EL TRAJE NUEVO DEL EMPERADOR
Muy probablemente todos hemos leido de niños la hermosa fabula recogida por la pluma de Hans Christian Andersen: “El traje nuevo del emperador”. Cuenta la historia que un rey muy vanidoso fue abordado por un par de hermanos sastres que lo convencieron de que podían hilar una seda tan fina que no se sentía en el cuerpo y que además de ello tenía propiedades mágicas: solo podía ser vista por aquellos hombres de probada inteligencia. Todos sabemos cómo continúa la historia, el rey, cegado por su vanidad, al no poder ver la tela decidió mentir y llenar de halagos la capa de aire que los bandidos sostenían ante su presencia, pues era preferible aceptar las mentiras a reconocer su falta de inteligencia.
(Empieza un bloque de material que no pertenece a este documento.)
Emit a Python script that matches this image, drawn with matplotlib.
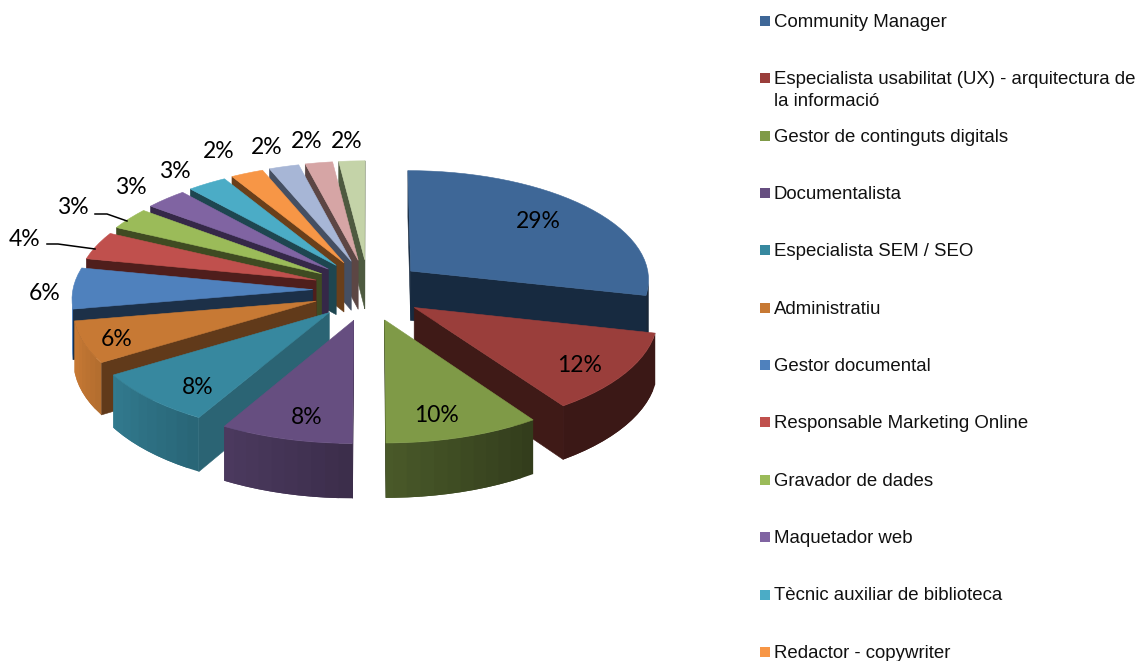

Pasados unos días, el pobre monarca, secundado por sus cortesanos, salió del castillo en un desfile que él mismo había organizado para celebrar su gloria investido de su nuevo traje, todos en el pueblo habían sido advertidos de la magia de la tela: solo los inteligentes podían contemplarla. Así que, para no parecer tontos, todos los aldeanos dijeron mentiras sobre lo bello del traje cuando en realidad no veían más que a un pobre viejo desnudo. Un niño escondido entre la multitud, quizás harto de tanta estulticia, exclamó: —¡pero si está desnudo!— al tiempo en que todos comenzaron a aceptar la desnudez del pobre rey, haciéndolo quedar como un insensato por haberse dejado engañar por los lisonjeros ladrones.
¿Cuánto esfuerzo de su pueblo habría desperdiciado el rey en su capricho? Una buena gestión no permitiría jamás que su pueblo le perdiera el respeto y la confianza. Los funcionarios saben bien que su principal tarea es dar el ejemplo a los demás de cómo ser ciudadanos. Nadie debería pagar los platos rotos de su petulancia. Quien reniega de todas sus convicciones por asirse al poder, se condena a la más absoluta orfandad, la historia hablará de ellos como lo peor de este mundo, serán el antónimo de la humanidad. No habrá poder o dinero que los salve de la condena de un pueblo que los repudie y los humille, porque quien falta a su deber, quien falta a su país y defrauda su confianza acaba siendo ante sus propios ojos, un fantasma, un rastro miserable de lo que pudo ser de haber tomado la decisión correcta.
La justicia no es una mera ornamenta, la práctica de tamaña virtud solo tiene valor si se asienta sobre el suelo firme de la verdad; el oropel de la fama y la fanfarria no es más que un castillo elevado sobre la arena sin ningún valor y sin ningún sentido. La historia de nuestro país ha puesto sobre nuestros hombros la pesada carga de la vigilancia y la fiscalización de la política. En un país en el que los políticos se jactan de sus felonías, debemos ser la luz que brille en las tinieblas de la corrupción y la impunidad. ¡Sigamos adelante en la lucha!